With additional threatened or endangered species and critical habitats being identified at a rapid pace, we can no longer afford to practice "reserve-based" management that sets aside special reserves for each species in various places across federal and private lands. There simply is not enough federal land to provide for every such need that arises. Neither is there the political will nor public "treasure chest" to acquire extensive reserves on private lands.

Instead, California needs more active and more integrated management of the forest landscape, not less. Reserve-based management, except for a limited number of purposes -- wilderness being the foremost -- is destined to be a technique of the less sophisticated past. We must manage our water (in terms of both quality and quantity), watercourses, and forestland more carefully for a variety of near equal or coequal purposes. Management of this kind is closer to the plain meaning of "multiple use" than what is currently practiced on most of our public and private forestlands. This carefully crafted management requires that closer attention be paid to forest watersheds as natural resource and community integrators.

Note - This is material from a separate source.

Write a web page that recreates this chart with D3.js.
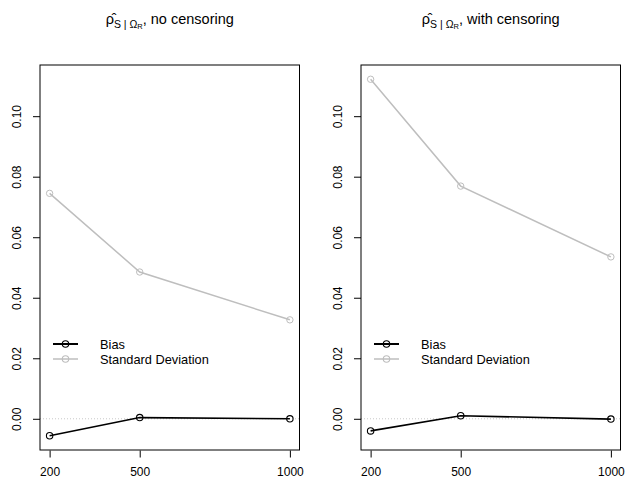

By working to restore watersheds, we can increase our future options for land use, rather than limit them. The need for watershed restoration reflects the fact that our forests require more management, not less. Restoration requires a long-term commitment of resources at both the local and state level and participation from both the private and public sectors. The state must develop a strategy to establish a watershed protection and restoration program to improve the productivity of watersheds that have been degraded by past harvesting and other human activities, or by large-scale natural processes such as fire. This is by no means a single-person or single-group endeavor. The diversity of California's people and land, and the potential for tensions between rural watershed resource suppliers and urban consumers, requires regional participation and cooperation to assure balance. The watershed restoration efforts of the Plumas Corporation offer a valuable model to the state. The practice of watershed restoration is an important statement by the people of California that the battle for watershed resource protection will be waged now, while there are a number of options, rather than later, when there are few or none.

Some people, particularly private landowners, have looked at watershed- and landscape-based efforts to address forest resource sustainability with fear that current choices for land management and reasonable economic return will be restricted. We believe, however, that by engaging many of the pressing resource concerns at broader levels, over larger landscapes, and over longer planning horizons, we will be able to find greater latitude for flexible land management, rather than less. For example, by acting sooner, rather than later, to protect habitat of declining species, the strict requirements of endangered species laws may be avoided. Through bringing together private and public land managers, commitments have been made that the federal lands will shoulder a proportionately greater share of habitat protection burdens, leaving more management options for private land owners.

With California's ever-growing population and demands, we can expect ever-growing pressures on our water supply, streams, and forests. Can we both meet these demands and maintain a sustainable environment and sustainable communities? Our best chance to do so is by addressing natural resource management at the watershed and landscape levels, instead of in a piecemeal project-by-project, parcel-by-parcel manner. CDF is committed to being a leader in helping California take full advantage of the natural resource and community integrating powers of watersheds. Watershed is best.